The mutual insurance association Shipowners’ Club said last week that no General Increase would be applied for 2025.
The Shipowners’ Club board met last week to determine whether the Club should seek a General Increase for the 2025 policy year, commencing 20 February 2025.
Given the margin between premium income and claims costs, the board resolved that no General Increase would be applied for 2025, consistent with the Club’s long-standing philosophy that increases in premium would only be requested when absolutely required.
“However, there remain some small areas of the Club’s business that will require further review, and communication will be made on the Club’s underwriting approach in due course,” the Shipowners’ Club statement reads.

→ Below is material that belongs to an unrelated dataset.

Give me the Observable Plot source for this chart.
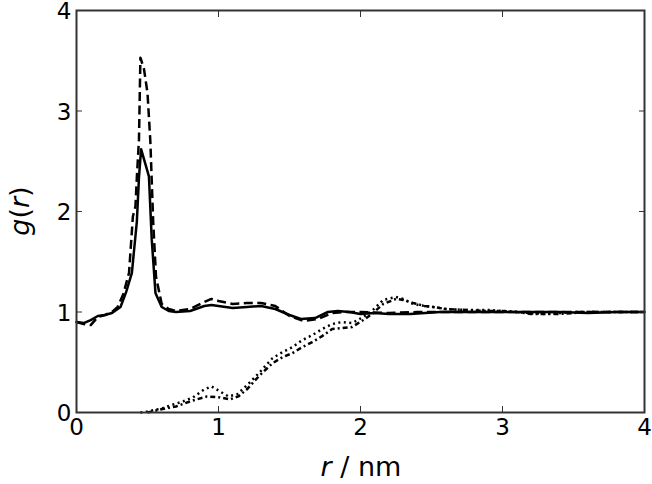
<!DOCTYPE html>
<html>
<head>
<meta charset="utf-8">
<script src="https://cdn.jsdelivr.net/npm/d3@7"></script>
<script src="https://cdn.jsdelivr.net/npm/@observablehq/plot@0.6"></script>
<style>
  html, body { margin: 0; padding: 0; background: #fff; }
  #chart svg { display: block; overflow: visible; }
</style>
</head>
<body>
<div id="chart"></div>
<script>
// Series A (solid)
const solidX = [0, 0.05, 0.1, 0.15, 0.2, 0.25, 0.31, 0.35, 0.39, 0.425, 0.44, 0.455, 0.51, 0.53, 0.556, 0.6, 0.65, 0.7, 0.8, 0.9, 0.95, 1.0, 1.1, 1.2, 1.3, 1.4, 1.5, 1.58, 1.68, 1.77, 1.84, 1.92, 2.0, 2.1, 2.2, 2.35, 2.56, 2.8, 3.0, 3.2, 3.4, 3.6, 3.8, 4.0];
const solidY = [0.90, 0.89, 0.92, 0.96, 0.97, 0.99, 1.05, 1.20, 1.39, 1.90, 2.34, 2.62, 2.35, 1.72, 1.19, 1.05, 1.01, 1.00, 1.01, 1.06, 1.07, 1.06, 1.04, 1.05, 1.06, 1.03, 0.97, 0.93, 0.94, 1.00, 1.01, 1.00, 0.98, 0.99, 0.98, 0.98, 1.00, 1.00, 1.00, 1.00, 1.00, 0.99, 1.00, 1.00];
// Series B (dashed)
const dashX = [0, 0.05, 0.1, 0.15, 0.2, 0.25, 0.29, 0.33, 0.37, 0.397, 0.415, 0.425, 0.44, 0.45, 0.475, 0.5, 0.52, 0.54, 0.56, 0.6, 0.65, 0.7, 0.8, 0.9, 0.95, 1.0, 1.1, 1.2, 1.3, 1.4, 1.5, 1.6, 1.7, 1.8, 1.9, 2.0, 2.2, 2.4, 2.6, 2.8, 3.0, 3.2, 3.4, 3.6, 3.8, 4.0];
const dashY = [0.90, 0.88, 0.87, 0.95, 0.97, 1.00, 1.05, 1.18, 1.39, 1.95, 2.05, 2.34, 2.72, 3.53, 3.42, 3.18, 2.70, 1.90, 1.35, 1.08, 1.03, 1.01, 1.03, 1.10, 1.13, 1.11, 1.08, 1.09, 1.09, 1.06, 0.96, 0.91, 0.93, 0.99, 1.00, 1.00, 0.99, 1.00, 1.00, 1.00, 1.00, 1.00, 1.00, 1.00, 1.00, 1.00];
// Series C (dotted)
const dotX = [0.45, 0.5, 0.6, 0.66, 0.75, 0.82, 0.9, 0.95, 1.01, 1.07, 1.13, 1.2, 1.29, 1.38, 1.45, 1.52, 1.59, 1.66, 1.73, 1.8, 1.87, 1.94, 2.02, 2.08, 2.16, 2.25, 2.3, 2.37, 2.45, 2.51, 2.6, 2.75, 2.9, 3.0, 3.1, 3.2, 3.3, 3.4, 3.5, 3.6, 3.8, 4.0];
const dotY = [0, 0.01, 0.04, 0.07, 0.11, 0.15, 0.23, 0.26, 0.21, 0.16, 0.18, 0.27, 0.40, 0.54, 0.60, 0.65, 0.72, 0.77, 0.83, 0.88, 0.90, 0.89, 0.95, 1.01, 1.12, 1.15, 1.13, 1.08, 1.06, 1.05, 1.03, 1.02, 1.02, 1.01, 1.00, 0.99, 0.98, 0.99, 1.00, 1.00, 1.00, 1.00];
// Series D (dash-dot)
const dashDotX = [0.5, 0.59, 0.7, 0.82, 0.92, 1.01, 1.08, 1.14, 1.2, 1.29, 1.38, 1.45, 1.52, 1.59, 1.66, 1.73, 1.8, 1.87, 1.94, 2.02, 2.08, 2.16, 2.25, 2.3, 2.37, 2.45, 2.51, 2.6, 2.75, 2.9, 3.0, 3.1, 3.2, 3.3, 3.4, 3.5, 3.6, 3.8, 4.0];
const dashDotY = [0, 0.03, 0.06, 0.12, 0.16, 0.15, 0.13, 0.16, 0.23, 0.37, 0.49, 0.55, 0.59, 0.65, 0.70, 0.76, 0.83, 0.84, 0.85, 0.92, 0.98, 1.08, 1.13, 1.12, 1.09, 1.06, 1.05, 1.03, 1.02, 1.01, 1.01, 1.00, 0.98, 0.98, 0.98, 0.99, 1.00, 1.00, 1.00];

const xTicks = [0, 1, 2, 3, 4];
const yTicks = [0, 1, 2, 3, 4];

const toRows = (xs, ys) => xs.map((x, i) => ({x, y: ys[i]}));
const font = "DejaVu Sans";

const lineStyle = {x: "x", y: "y", stroke: "black", strokeWidth: 2.5, strokeLinejoin: "round"};

const chart = Plot.plot({
  width: 652,
  height: 484,
  marginLeft: 76,
  marginRight: 8,
  marginTop: 10,
  marginBottom: 72,
  style: {fontFamily: font, fontSize: "23px", background: "white", color: "black", overflow: "visible"},
  x: {domain: [0, 4]},
  y: {domain: [0, 4]},
  marks: [
    Plot.line(toRows(solidX, solidY), {...lineStyle}),
    Plot.line(toRows(dashX, dashY), {...lineStyle, strokeLinecap: "butt", strokeDasharray: "9,4.5"}),
    Plot.line(toRows(dotX, dotY), {...lineStyle, strokeLinecap: "butt", strokeDasharray: "2,3.5"}),
    Plot.line(toRows(dashDotX, dashDotY), {...lineStyle, strokeLinecap: "butt", strokeDasharray: "5,3,2,3"}),
    Plot.frame({stroke: "#333", strokeWidth: 2}),
    Plot.axisX(xTicks, {anchor: "bottom", tickSize: -6, tickFormat: () => "", label: null, stroke: "#333"}),
    Plot.axisX(xTicks, {anchor: "top", tickSize: -6, tickFormat: () => "", label: null, stroke: "#333"}),
    Plot.axisY(yTicks, {anchor: "left", tickSize: -6, tickFormat: () => "", label: null, stroke: "#333"}),
    Plot.axisY(yTicks, {anchor: "right", tickSize: -6, tickFormat: () => "", label: null, stroke: "#333"}),
    Plot.axisX(xTicks, {anchor: "bottom", tickSize: 0, tickPadding: 6, label: null, fontSize: 23, fill: "black", tickFormat: d => String(d)}),
    Plot.axisY(yTicks, {anchor: "left", tickSize: 0, tickPadding: 5, dy: 1.5, label: null, fontSize: 23, fill: "black", tickFormat: d => String(d)})
  ]
});

// Axis titles with italic variable names
const svg = d3.select(chart);
const xt = svg.append("text")
  .attr("x", 361).attr("y", 476)
  .attr("text-anchor", "middle")
  .attr("font-family", font).attr("font-size", 27).attr("fill", "black");
xt.append("tspan").attr("font-style", "italic").text("r");
xt.append("tspan").text(" / nm");

const yt = svg.append("text")
  .attr("transform", "translate(29,211) rotate(-90)")
  .attr("text-anchor", "middle")
  .attr("font-family", font).attr("font-size", 27).attr("fill", "black");
yt.append("tspan").attr("font-style", "italic").text("g");
yt.append("tspan").text("(");
yt.append("tspan").attr("font-style", "italic").text("r");
yt.append("tspan").text(")");

document.getElementById("chart").appendChild(chart);
</script>
</body>
</html>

At the half year stage, the Club reported a combined ratio of 95.8%, with an underwriting surplus of US$5.4m, compared with 98.5% and US$1.8m at the same stage of the prior year.
When the board met on November 27 it was noted that the Club Underwriting result remained within budget. Whilst claims to the 2023 and 2024 years had been running at higher levels, the Club had continued to see prior year claim improvement.
Claims releases on back years, and favourable income development were drivers for the lower combined ratio reported in the Club’s half year report.
Whilst the Club’s own claims and claims to the International Group Pool had both increased since June this would not be sufficient to significantly impact the combined ratio and this is expected to remain under 100% at year end, the Shipowners’ Club said in its statement.
In the yacht sector, the Shipowners’ Club has again seen ongoing increases in the overall cost of claims, partly driven by fires, a small number of claims in the US, but also by challenges for members in securing the services of good quality crew.